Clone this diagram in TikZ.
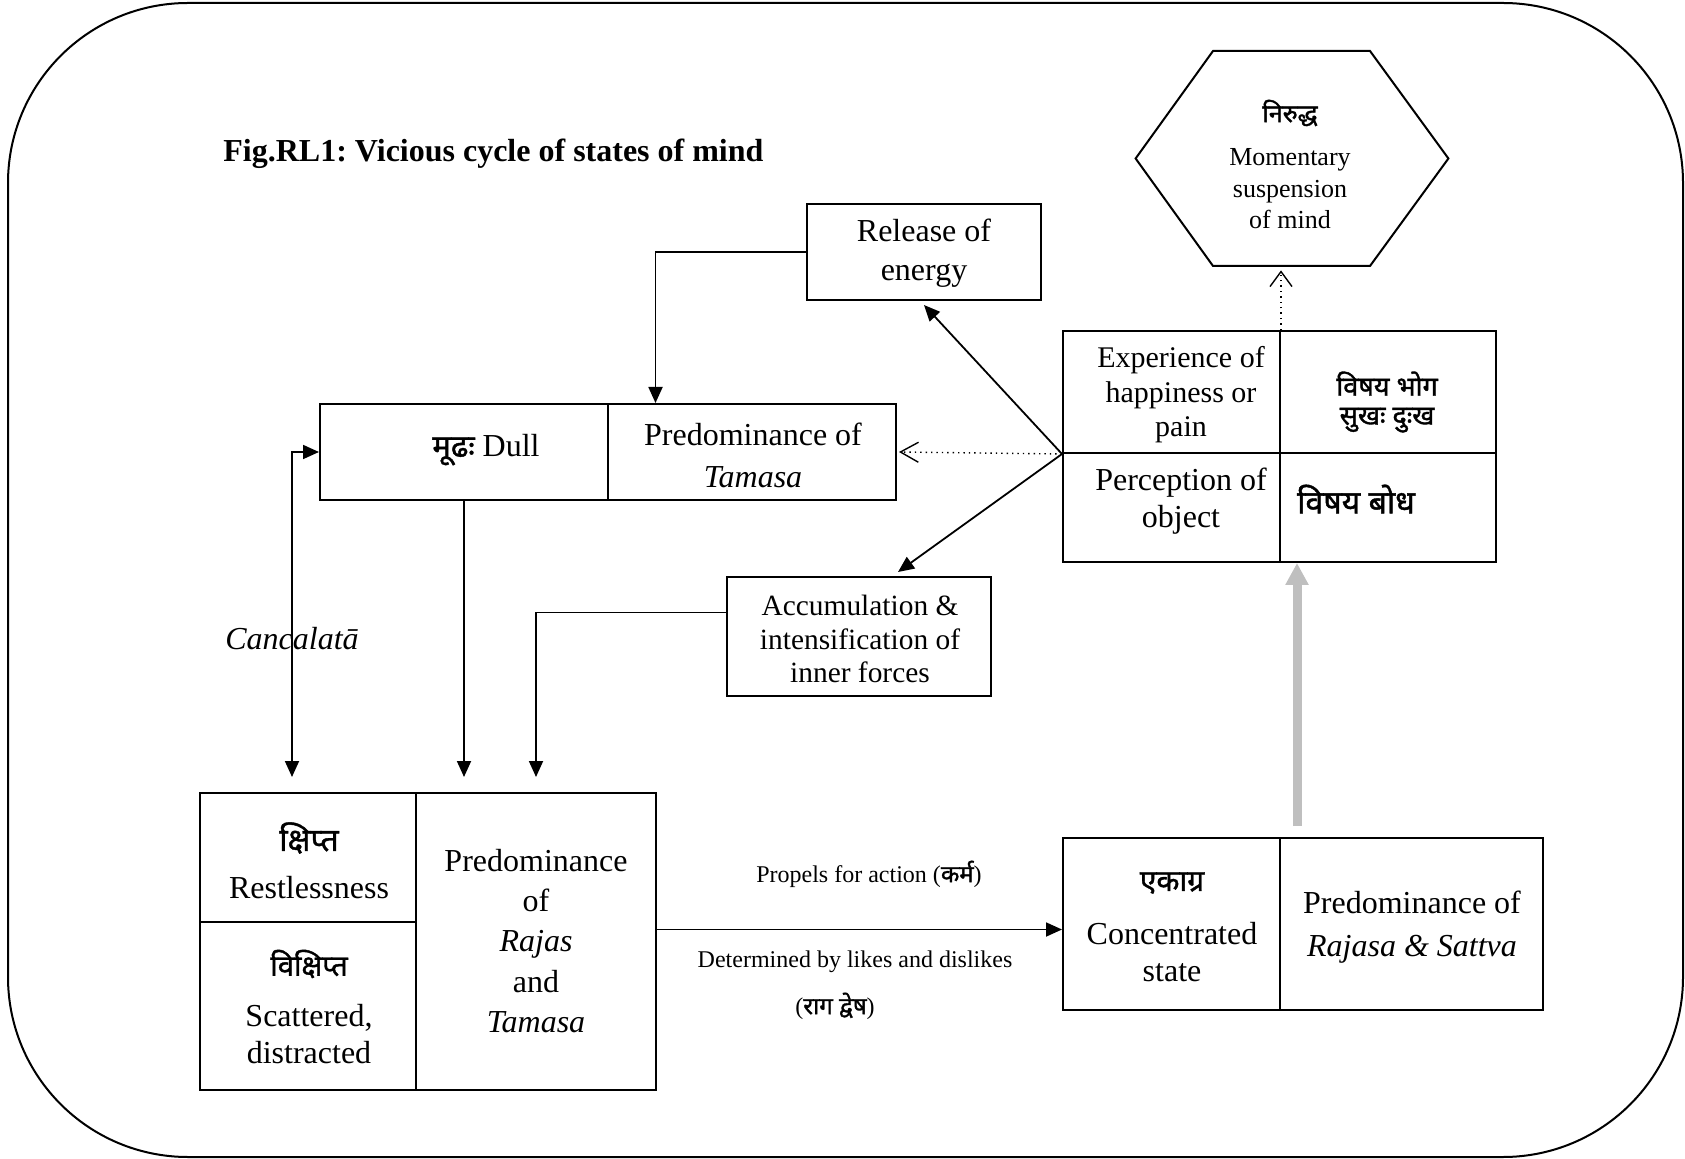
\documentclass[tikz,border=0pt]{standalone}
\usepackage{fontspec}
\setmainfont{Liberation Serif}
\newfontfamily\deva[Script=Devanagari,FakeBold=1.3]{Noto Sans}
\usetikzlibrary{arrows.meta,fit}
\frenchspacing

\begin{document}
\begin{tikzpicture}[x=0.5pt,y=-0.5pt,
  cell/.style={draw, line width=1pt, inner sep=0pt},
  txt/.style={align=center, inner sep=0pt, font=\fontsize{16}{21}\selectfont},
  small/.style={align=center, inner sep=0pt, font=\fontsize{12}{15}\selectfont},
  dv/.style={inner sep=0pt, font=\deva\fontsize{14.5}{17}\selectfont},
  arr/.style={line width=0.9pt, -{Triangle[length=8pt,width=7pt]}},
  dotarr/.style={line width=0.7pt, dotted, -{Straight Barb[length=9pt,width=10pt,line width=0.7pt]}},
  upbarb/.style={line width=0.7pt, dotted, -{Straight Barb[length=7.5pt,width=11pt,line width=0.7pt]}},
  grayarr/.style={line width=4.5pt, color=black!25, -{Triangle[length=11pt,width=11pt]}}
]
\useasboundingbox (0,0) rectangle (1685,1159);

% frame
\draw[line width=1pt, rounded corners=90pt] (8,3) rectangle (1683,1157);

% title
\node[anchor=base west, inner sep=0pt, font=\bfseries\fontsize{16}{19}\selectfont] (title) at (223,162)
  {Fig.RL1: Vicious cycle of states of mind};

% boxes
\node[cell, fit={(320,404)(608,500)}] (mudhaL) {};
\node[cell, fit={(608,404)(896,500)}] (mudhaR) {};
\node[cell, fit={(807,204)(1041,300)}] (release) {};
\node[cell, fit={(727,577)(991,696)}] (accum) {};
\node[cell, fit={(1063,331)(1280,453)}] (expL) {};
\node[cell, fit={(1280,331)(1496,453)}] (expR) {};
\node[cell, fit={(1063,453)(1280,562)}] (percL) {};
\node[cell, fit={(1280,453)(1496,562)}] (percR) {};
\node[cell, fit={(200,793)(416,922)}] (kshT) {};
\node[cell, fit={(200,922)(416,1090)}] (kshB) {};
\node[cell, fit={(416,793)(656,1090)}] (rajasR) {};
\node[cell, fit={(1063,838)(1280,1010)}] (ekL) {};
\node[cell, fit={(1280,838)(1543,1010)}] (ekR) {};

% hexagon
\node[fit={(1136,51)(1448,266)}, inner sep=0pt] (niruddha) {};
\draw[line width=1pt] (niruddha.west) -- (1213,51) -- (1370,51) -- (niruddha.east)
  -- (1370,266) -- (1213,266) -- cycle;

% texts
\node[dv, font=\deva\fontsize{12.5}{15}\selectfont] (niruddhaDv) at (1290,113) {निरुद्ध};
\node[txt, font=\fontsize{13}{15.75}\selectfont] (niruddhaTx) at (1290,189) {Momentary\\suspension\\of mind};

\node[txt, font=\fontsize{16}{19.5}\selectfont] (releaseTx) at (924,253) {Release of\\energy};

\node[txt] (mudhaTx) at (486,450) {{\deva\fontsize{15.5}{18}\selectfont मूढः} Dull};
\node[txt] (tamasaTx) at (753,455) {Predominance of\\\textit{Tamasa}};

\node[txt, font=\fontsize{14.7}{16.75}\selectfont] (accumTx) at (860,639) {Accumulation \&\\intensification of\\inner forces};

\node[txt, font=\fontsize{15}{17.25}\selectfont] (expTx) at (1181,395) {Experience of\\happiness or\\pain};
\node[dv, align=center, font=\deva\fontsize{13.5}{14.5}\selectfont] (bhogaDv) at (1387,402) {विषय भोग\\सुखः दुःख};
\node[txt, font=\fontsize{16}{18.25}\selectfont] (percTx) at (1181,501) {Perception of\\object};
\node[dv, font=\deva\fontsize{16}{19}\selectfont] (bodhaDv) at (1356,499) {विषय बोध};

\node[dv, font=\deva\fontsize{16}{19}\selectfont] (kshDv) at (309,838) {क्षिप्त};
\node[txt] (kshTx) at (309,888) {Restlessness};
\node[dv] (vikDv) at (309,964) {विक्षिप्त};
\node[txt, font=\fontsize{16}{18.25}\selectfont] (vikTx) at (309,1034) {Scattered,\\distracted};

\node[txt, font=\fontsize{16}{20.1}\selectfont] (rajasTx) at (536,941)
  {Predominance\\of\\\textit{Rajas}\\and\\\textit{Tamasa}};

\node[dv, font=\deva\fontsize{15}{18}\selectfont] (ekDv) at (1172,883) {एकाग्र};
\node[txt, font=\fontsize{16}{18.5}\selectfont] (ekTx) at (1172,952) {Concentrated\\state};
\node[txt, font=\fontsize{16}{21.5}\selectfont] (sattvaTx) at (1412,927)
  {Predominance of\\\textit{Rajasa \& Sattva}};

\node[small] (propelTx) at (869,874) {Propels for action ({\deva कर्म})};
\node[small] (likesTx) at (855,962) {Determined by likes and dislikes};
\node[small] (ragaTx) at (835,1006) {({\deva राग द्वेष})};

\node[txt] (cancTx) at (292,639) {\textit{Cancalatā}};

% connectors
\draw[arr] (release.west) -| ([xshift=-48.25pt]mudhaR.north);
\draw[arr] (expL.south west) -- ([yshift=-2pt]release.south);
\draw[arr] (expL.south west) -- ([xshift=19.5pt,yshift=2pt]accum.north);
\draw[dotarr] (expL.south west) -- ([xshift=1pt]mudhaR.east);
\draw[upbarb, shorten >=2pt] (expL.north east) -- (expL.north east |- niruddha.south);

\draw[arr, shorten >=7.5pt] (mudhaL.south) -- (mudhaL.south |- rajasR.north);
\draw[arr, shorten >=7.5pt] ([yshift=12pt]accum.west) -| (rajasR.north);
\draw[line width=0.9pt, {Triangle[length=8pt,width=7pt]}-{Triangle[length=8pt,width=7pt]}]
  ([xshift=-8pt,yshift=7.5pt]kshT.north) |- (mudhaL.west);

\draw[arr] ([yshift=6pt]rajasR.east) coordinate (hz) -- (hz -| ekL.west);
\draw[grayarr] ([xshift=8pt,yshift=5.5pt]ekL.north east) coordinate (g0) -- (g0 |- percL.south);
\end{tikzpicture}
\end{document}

☆ ☆ ☆

*Given exercise*
Print the listing above in full, exactly as written. Omit any pictures.

*Final result*
Clone this diagram in TikZ.
\documentclass[tikz,border=0pt]{standalone}
\usepackage{fontspec}
\setmainfont{Liberation Serif}
\newfontfamily\deva[Script=Devanagari,FakeBold=1.3]{Noto Sans}
\usetikzlibrary{arrows.meta,fit}
\frenchspacing

\begin{document}
\begin{tikzpicture}[x=0.5pt,y=-0.5pt,
  cell/.style={draw, line width=1pt, inner sep=0pt},
  txt/.style={align=center, inner sep=0pt, font=\fontsize{16}{21}\selectfont},
  small/.style={align=center, inner sep=0pt, font=\fontsize{12}{15}\selectfont},
  dv/.style={inner sep=0pt, font=\deva\fontsize{14.5}{17}\selectfont},
  arr/.style={line width=0.9pt, -{Triangle[length=8pt,width=7pt]}},
  dotarr/.style={line width=0.7pt, dotted, -{Straight Barb[length=9pt,width=10pt,line width=0.7pt]}},
  upbarb/.style={line width=0.7pt, dotted, -{Straight Barb[length=7.5pt,width=11pt,line width=0.7pt]}},
  grayarr/.style={line width=4.5pt, color=black!25, -{Triangle[length=11pt,width=11pt]}}
]
\useasboundingbox (0,0) rectangle (1685,1159);

% frame
\draw[line width=1pt, rounded corners=90pt] (8,3) rectangle (1683,1157);

% title
\node[anchor=base west, inner sep=0pt, font=\bfseries\fontsize{16}{19}\selectfont] (title) at (223,162)
  {Fig.RL1: Vicious cycle of states of mind};

% boxes
\node[cell, fit={(320,404)(608,500)}] (mudhaL) {};
\node[cell, fit={(608,404)(896,500)}] (mudhaR) {};
\node[cell, fit={(807,204)(1041,300)}] (release) {};
\node[cell, fit={(727,577)(991,696)}] (accum) {};
\node[cell, fit={(1063,331)(1280,453)}] (expL) {};
\node[cell, fit={(1280,331)(1496,453)}] (expR) {};
\node[cell, fit={(1063,453)(1280,562)}] (percL) {};
\node[cell, fit={(1280,453)(1496,562)}] (percR) {};
\node[cell, fit={(200,793)(416,922)}] (kshT) {};
\node[cell, fit={(200,922)(416,1090)}] (kshB) {};
\node[cell, fit={(416,793)(656,1090)}] (rajasR) {};
\node[cell, fit={(1063,838)(1280,1010)}] (ekL) {};
\node[cell, fit={(1280,838)(1543,1010)}] (ekR) {};

% hexagon
\node[fit={(1136,51)(1448,266)}, inner sep=0pt] (niruddha) {};
\draw[line width=1pt] (niruddha.west) -- (1213,51) -- (1370,51) -- (niruddha.east)
  -- (1370,266) -- (1213,266) -- cycle;

% texts
\node[dv, font=\deva\fontsize{12.5}{15}\selectfont] (niruddhaDv) at (1290,113) {निरुद्ध};
\node[txt, font=\fontsize{13}{15.75}\selectfont] (niruddhaTx) at (1290,189) {Momentary\\suspension\\of mind};

\node[txt, font=\fontsize{16}{19.5}\selectfont] (releaseTx) at (924,253) {Release of\\energy};

\node[txt] (mudhaTx) at (486,450) {{\deva\fontsize{15.5}{18}\selectfont मूढः} Dull};
\node[txt] (tamasaTx) at (753,455) {Predominance of\\\textit{Tamasa}};

\node[txt, font=\fontsize{14.7}{16.75}\selectfont] (accumTx) at (860,639) {Accumulation \&\\intensification of\\inner forces};

\node[txt, font=\fontsize{15}{17.25}\selectfont] (expTx) at (1181,395) {Experience of\\happiness or\\pain};
\node[dv, align=center, font=\deva\fontsize{13.5}{14.5}\selectfont] (bhogaDv) at (1387,402) {विषय भोग\\सुखः दुःख};
\node[txt, font=\fontsize{16}{18.25}\selectfont] (percTx) at (1181,501) {Perception of\\object};
\node[dv, font=\deva\fontsize{16}{19}\selectfont] (bodhaDv) at (1356,499) {विषय बोध};

\node[dv, font=\deva\fontsize{16}{19}\selectfont] (kshDv) at (309,838) {क्षिप्त};
\node[txt] (kshTx) at (309,888) {Restlessness};
\node[dv] (vikDv) at (309,964) {विक्षिप्त};
\node[txt, font=\fontsize{16}{18.25}\selectfont] (vikTx) at (309,1034) {Scattered,\\distracted};

\node[txt, font=\fontsize{16}{20.1}\selectfont] (rajasTx) at (536,941)
  {Predominance\\of\\\textit{Rajas}\\and\\\textit{Tamasa}};

\node[dv, font=\deva\fontsize{15}{18}\selectfont] (ekDv) at (1172,883) {एकाग्र};
\node[txt, font=\fontsize{16}{18.5}\selectfont] (ekTx) at (1172,952) {Concentrated\\state};
\node[txt, font=\fontsize{16}{21.5}\selectfont] (sattvaTx) at (1412,927)
  {Predominance of\\\textit{Rajasa \& Sattva}};

\node[small] (propelTx) at (869,874) {Propels for action ({\deva कर्म})};
\node[small] (likesTx) at (855,962) {Determined by likes and dislikes};
\node[small] (ragaTx) at (835,1006) {({\deva राग द्वेष})};

\node[txt] (cancTx) at (292,639) {\textit{Cancalatā}};

% connectors
\draw[arr] (release.west) -| ([xshift=-48.25pt]mudhaR.north);
\draw[arr] (expL.south west) -- ([yshift=-2pt]release.south);
\draw[arr] (expL.south west) -- ([xshift=19.5pt,yshift=2pt]accum.north);
\draw[dotarr] (expL.south west) -- ([xshift=1pt]mudhaR.east);
\draw[upbarb, shorten >=2pt] (expL.north east) -- (expL.north east |- niruddha.south);

\draw[arr, shorten >=7.5pt] (mudhaL.south) -- (mudhaL.south |- rajasR.north);
\draw[arr, shorten >=7.5pt] ([yshift=12pt]accum.west) -| (rajasR.north);
\draw[line width=0.9pt, {Triangle[length=8pt,width=7pt]}-{Triangle[length=8pt,width=7pt]}]
  ([xshift=-8pt,yshift=7.5pt]kshT.north) |- (mudhaL.west);

\draw[arr] ([yshift=6pt]rajasR.east) coordinate (hz) -- (hz -| ekL.west);
\draw[grayarr] ([xshift=8pt,yshift=5.5pt]ekL.north east) coordinate (g0) -- (g0 |- percL.south);
\end{tikzpicture}
\end{document}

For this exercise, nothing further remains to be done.